Setiap dari kita pasti punya pengalaman itu, teman-teman kita yang harus meninggalkan bangku sekolah karena hamil atau menikah muda. Mereka seperti “habis” harapan untuk menggapai cita-citanya melalui pendidikan formal. Hanya beberapa anak yang bisa lepas dari kesulitan itu, biasanya karena keluarga mendukung secara sosial maupun ekonomi.
Hal ini pernah diungkapkan Nursyahbani Katjasungkana, aktivis perempuan dan politikus dalam wawancara (14/4/2013), bahwa dirinya trauma dengan pengalaman sahabat-sahabat perempuannya ketika masih sekolah dasar yang dipaksa menikah muda.
“ Saya kalau melihat anak perempuan muda yang dinikahkan secara paksa seperti saya melihat kuncup bunga yang akan mekar tetapi diremas, dilumat dan dihancurkan sebelum berbunga”, ungkap Nur dengan nada gemas.
Menurut Nur Hidayati, koordinator Aliansi Remaja Indepeden (ARI), sebuah organisasi remaja yang mempromosikan hak-hak kesehatan reproduksi bagi remaja meyampaikan jika pemerintah berniat melindungi dan menyediakan hak pendidikan bagi setiap anak, maka pemerintah harus memberikan cuti hamil bagi anak perempuan yang hamil dan juga memfasilitasi dengan mudah surat pindah sekolah. Karena selama ini pihak sekolah asal selalu mempersulit surat pindah jika ada siswi hamil ingin meneruskan sekolah ditempat lain, ungkap Handa melalui telpon.

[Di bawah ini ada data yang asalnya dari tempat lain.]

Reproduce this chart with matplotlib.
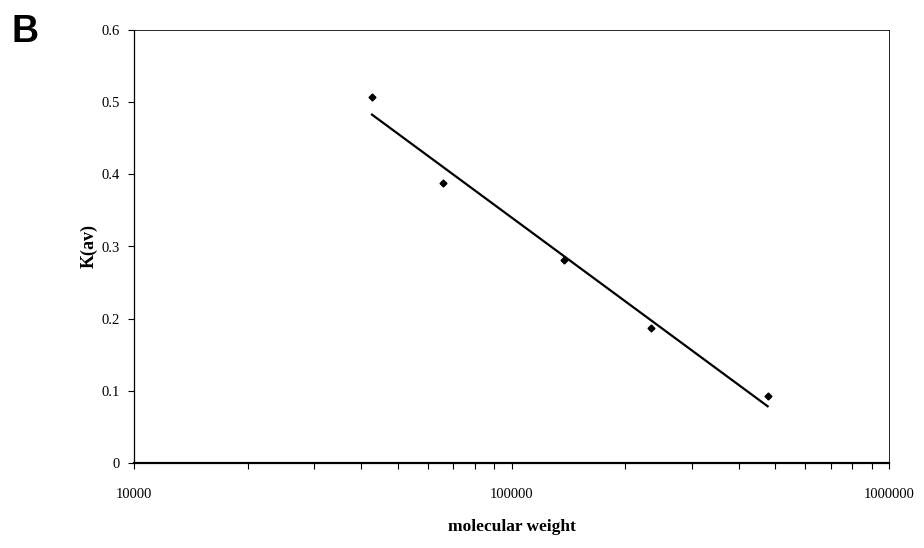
import numpy as np
import matplotlib.pyplot as plt
from matplotlib.ticker import FixedLocator, LogLocator, NullFormatter

mol_weight = [42700, 65900, 137700, 234000, 477000]
k_av = [0.507, 0.388, 0.281, 0.187, 0.093]

x_ticks = [10000, 100000, 1000000]
x_tick_labels = ['10000', '100000', '1000000']
y_ticks = [0, 0.1, 0.2, 0.3, 0.4, 0.5, 0.6]
y_tick_labels = ['0', '0.1', '0.2', '0.3', '0.4', '0.5', '0.6']

plt.rcParams['font.family'] = ['Liberation Serif', 'DejaVu Serif']

fig = plt.figure(figsize=(9.24, 5.48), dpi=100)
ax = fig.add_axes([134 / 924, 1 - 463 / 548, (889 - 134) / 924, (463 - 30) / 548])

# Log-linear fit, drawn over the range of the data
logx = np.log10(mol_weight)
slope, intercept = np.polyfit(logx, k_av, 1)
fit_x = np.array([min(logx), max(logx)])
ax.plot(10 ** fit_x, slope * fit_x + intercept, color='black', lw=1.6)

ax.plot(mol_weight, k_av, linestyle='none', marker='D', markersize=3.5,
        color='black')

ax.set_xscale('log')
ax.set_xlim(10000, 1000000)
ax.set_ylim(0, 0.6)
ax.xaxis.set_major_locator(FixedLocator(x_ticks))
ax.set_xticklabels(x_tick_labels)
ax.xaxis.set_minor_locator(LogLocator(base=10, subs=np.arange(2, 10)))
ax.xaxis.set_minor_formatter(NullFormatter())
ax.set_yticks(y_ticks)
ax.set_yticklabels(y_tick_labels)

ax.tick_params(axis='both', direction='out', length=4, width=0.8,
               labelsize=10.5, pad=5)
ax.tick_params(axis='x', which='minor', direction='out', length=4, width=0.8)
ax.tick_params(axis='x', pad=14)
ax.tick_params(axis='y', pad=6)

for side in ['top', 'right']:
    ax.spines[side].set_linewidth(0.6)
ax.spines['left'].set_linewidth(0.9)
ax.spines['bottom'].set_linewidth(1.6)

ax.set_xlabel('molecular weight', fontsize=12.5, fontweight='bold', labelpad=13)
ax.set_ylabel('K(av)', fontsize=13, fontweight='bold', labelpad=3)

fig.text(12 / 924, 1 - 42 / 548, 'B', fontsize=27, fontweight='bold',
         family=['Liberation Sans', 'DejaVu Sans'], va='baseline')

fig.savefig('out.png', dpi=100)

Jika melihat lebih jauh lagi, kalau pemerintah memang ingin serius menghentikan pernikahan dini dan hamil diluar nikah, maka yang harus dilakukan oleh pemerintah memberikan pendidikan sex pada anak secara meyeluruh, melakukan perubahan batas umur dalam UU Pernikahan dan kemudian memberikan pendidikan publik secara terus menerus tentang hak-hak anak. Bukan memberikan sanksi mengeluarkan dari sekolah atau melarang ikut ujian UN.
Sanksi yang diberikan oleh pemerintah melalui aturan sekolah bukan malah meyelesaikan masalah bagi anak, justru semakin menempatkan anak-anak tersebut dalam posisi lebih buruk lagi. Pemerintah justru telah membunuh secara sistematis masa depan mereka untuk menggapai cita-cita. Itulah yang terjadi saat ini.